Theta Doradus

Observation data Epoch J2000.0 Equinox J2000.0 (ICRS)
- Constellation: Dorado
- Right ascension: 05^{h} 13^{m} 45.45571^{s}
- Declination: −67° 11′ 06.9298″
- Apparent magnitude (V): +4.82

Characteristics
- Spectral type: K2/3 III CNIb/II
- U−B color index: +1.38
- B−V color index: +1.28

Astrometry
- Radial velocity (R_{v}): +10.5±0.8 km/s
- Proper motion (μ): RA: +18.485 mas/yr Dec.: +38.123 mas/yr
- Parallax (π): 6.0186±0.1209 mas
- Distance: 540 ± 10 ly (166 ± 3 pc)
- Absolute magnitude (M_{V}): −0.56

Details
- Mass: 2.23 M_{☉}
- Radius: 35.6 R_{☉}
- Luminosity: 427 L_{☉}
- Surface gravity (log g): 2.5 cgs
- Temperature: 4,320±59 K
- Metallicity [Fe/H]: −0.16 dex
- Rotational velocity (v sin i): 2.2 km/s
- Age: 1.17 Gyr
- Other designations: θ Dor, Theta Dor, CPD−67°401, FK5 196, HD 34649, HIP 24372, HR 1744, SAO 249225

Database references
- SIMBAD: data

= Theta Doradus =

Star in the constellation Dorado

Theta Doradus, Latinized from θ Doradus, is a solitary star in the southern constellation of Dorado.
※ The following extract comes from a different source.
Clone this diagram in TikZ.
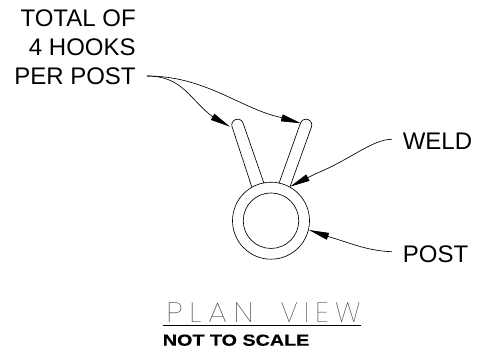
\documentclass[tikz,border=0pt]{standalone}
\usepackage{fontspec}
\usetikzlibrary{arrows.meta}
\setmainfont{Liberation Sans}
\newfontfamily\thinfont[LetterSpace=22]{Poppins Thin}
\newfontfamily\widefont[FakeBold=0.5,FakeStretch=1.233]{Liberation Sans Bold}
\begin{document}
\begin{tikzpicture}[x=1pt,y=-1pt,line width=0.65pt,
  lbl/.style={inner sep=0pt,font=\fontsize{24}{29}\selectfont,text=black},
  leader/.style={-{Triangle[length=20pt,width=7pt]},line width=0.65pt},
  hook/.style={draw,line width=0.65pt,line join=round}]
\useasboundingbox (0,0) rectangle (481,354);
\fill[white] (0,0) rectangle (481,354);
% post
\node[circle,draw,minimum size=77pt,inner sep=0pt,line width=0.65pt] (outer) at (271,220.7) {};
\node[circle,draw,minimum size=55.5pt,inner sep=0pt,line width=0.65pt] (inner) at (271,220.7) {};
% hooks
\draw[hook] (251.7,186.7) -- (232.1,126.9) arc[start angle=160.7,end angle=340.7,radius=5.8] -- (264,183.3);
\draw[hook] (279,183.3) -- (300.55,123) arc[start angle=200,end angle=380,radius=5.8] -- (290,186.7);
% labels
\node[lbl,align=right,anchor=north east] (total) at (136,9.5) {TOTAL OF\\4 HOOKS\\PER POST};
\node[lbl,anchor=base west] (weld) at (402.5,149.3) {WELD};
\node[lbl,anchor=base west] (post) at (402.5,262.7) {POST};
\coordinate (start) at (147,76);
\coordinate (tipl) at (230,126.7);
\coordinate (tipr) at (301,123.3);
\coordinate (tipw) at (290,186.7);
\coordinate (tipp) at (309,230);
\coordinate (endw) at (392,139.3);
\coordinate (endp) at (392,251.7);
% leaders
\draw[leader] (start) .. controls (183,76) and (190,100) .. (213,117) -- (tipl);
\draw[leader] (start) .. controls (205,76) and (240,108) .. (279,117) -- (tipr);
\draw[leader] (endw) .. controls (372,139.3) and (350,160) .. (315,174) -- (tipw);
\draw[leader] (endp) .. controls (368,251) and (350,243) .. (329,236.7) -- (tipp);
% title
\node[inner sep=0pt,anchor=base west,text=black!80] (plan) at (166,322.3) {\thinfont\fontsize{28}{30}\selectfont\scalebox{1.1}[1]{PLAN}\hspace{27pt}VIEW};
\coordinate (ula) at (163,325.7);
\coordinate (ulb) at (361,325.7);
\draw[line width=0.8pt] (ula) -- (ulb);
\node[inner sep=0pt,anchor=base west] (scale) at (162.5,345.7) {\widefont\fontsize{16}{18}\selectfont NOT TO SCALE};
\end{tikzpicture}
\end{document}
Based upon an annual parallax shift of 6.64 mas as seen from Earth, it is located around 540 light years from the Sun. With an apparent visual magnitude of +4.82, the star is bright enough to be faintly visible to the naked eye.
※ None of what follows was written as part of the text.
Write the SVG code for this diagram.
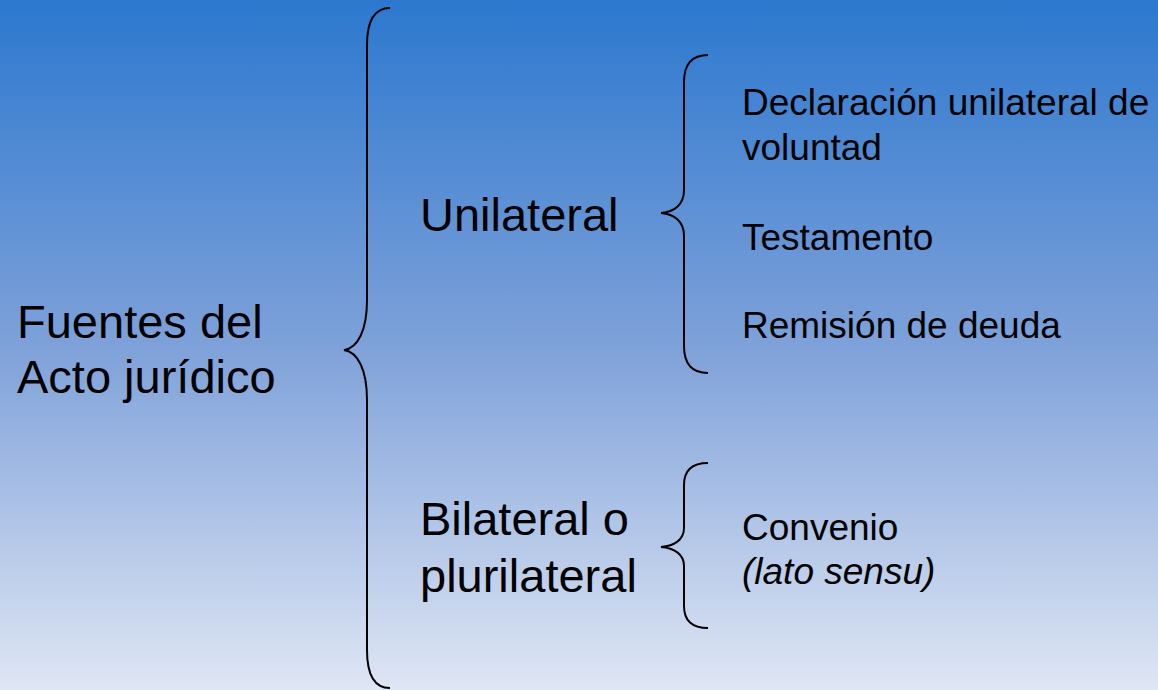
<svg xmlns="http://www.w3.org/2000/svg" width="1158" height="690" viewBox="0 0 1158 690">
<defs>
<linearGradient id="bg" x1="0" y1="0" x2="0" y2="1">
<stop offset="0" stop-color="#2c78cf"/>
<stop offset="0.5" stop-color="#7ea1d9"/>
<stop offset="1" stop-color="#dfe6f4"/>
</linearGradient>
<style>
text{font-family:"Liberation Sans",Arial,sans-serif;fill:#000}
.l{font-size:47px}
.s{font-size:37px}
.brace{fill:none;stroke:#000;stroke-width:2}
</style>
</defs>
<rect width="1158" height="690" fill="url(#bg)"/>
<g id="connectors">
<path class="brace" d="M390,8 C375,8 367,20 367,45 L367,300 C367,330 358,348 344,350 C358,352 367,370 367,400 L367,650 C367,675 375,688 390,688"/>
<path class="brace" d="M708,55 C692,55 684,64 684,82 L684,190 C684,205 674,212 661,213 C674,214 684,221 684,236 L684,346 C684,364 692,373 708,373"/>
<path class="brace" d="M708,463 C692,463 684,470 684,485 L684,528 C684,540 674,546 661,547 C674,548 684,554 684,566 L684,606 C684,621 692,628 708,628"/>
</g>
<g id="root"><text class="l" x="17" y="338">Fuentes del</text><text class="l" x="17" y="393">Acto jurídico</text></g>
<g id="unilateral"><text class="l" x="420" y="231">Unilateral</text></g>
<g id="bilateral"><text class="l" x="420" y="535">Bilateral o</text><text class="l" x="420" y="592">plurilateral</text></g>
<g id="declaracion"><text class="s" x="742" y="115">Declaración unilateral de</text><text class="s" x="742" y="160">voluntad</text></g>
<g id="testamento"><text class="s" x="742" y="250">Testamento</text></g>
<g id="remision"><text class="s" x="742" y="338">Remisión de deuda</text></g>
<g id="convenio"><text class="s" x="742" y="540">Convenio</text><text class="s" x="742" y="584" font-style="italic">(lato sensu)</text></g>
</svg>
This is an evolved orange-hued K-type giant star with a stellar classification of K2/3 III CNIb/II, where the suffix indicates it is a CN star, a cool giant showing unusually strong CN bands in its spectrum. With an age of around 1.17 billion years, it has an estimated 2.23 times the mass of the Sun and has expanded to about 36 times the Sun's radius. It is radiating 427 times the solar luminosity from its photosphere at an effective temperature of 4,320 K.

==Naming==
In the Chinese astronomical adaptation of the European southern hemisphere constellations, 夾白 (Jiá Bái), meaning White Patches Attached, refers to an asterism consisting of θ Doradus and α Reticuli. Consequently, θ Doradus itself is known as 夾白一 (Jiá Bái yī, the First Star of White Patches Attached.)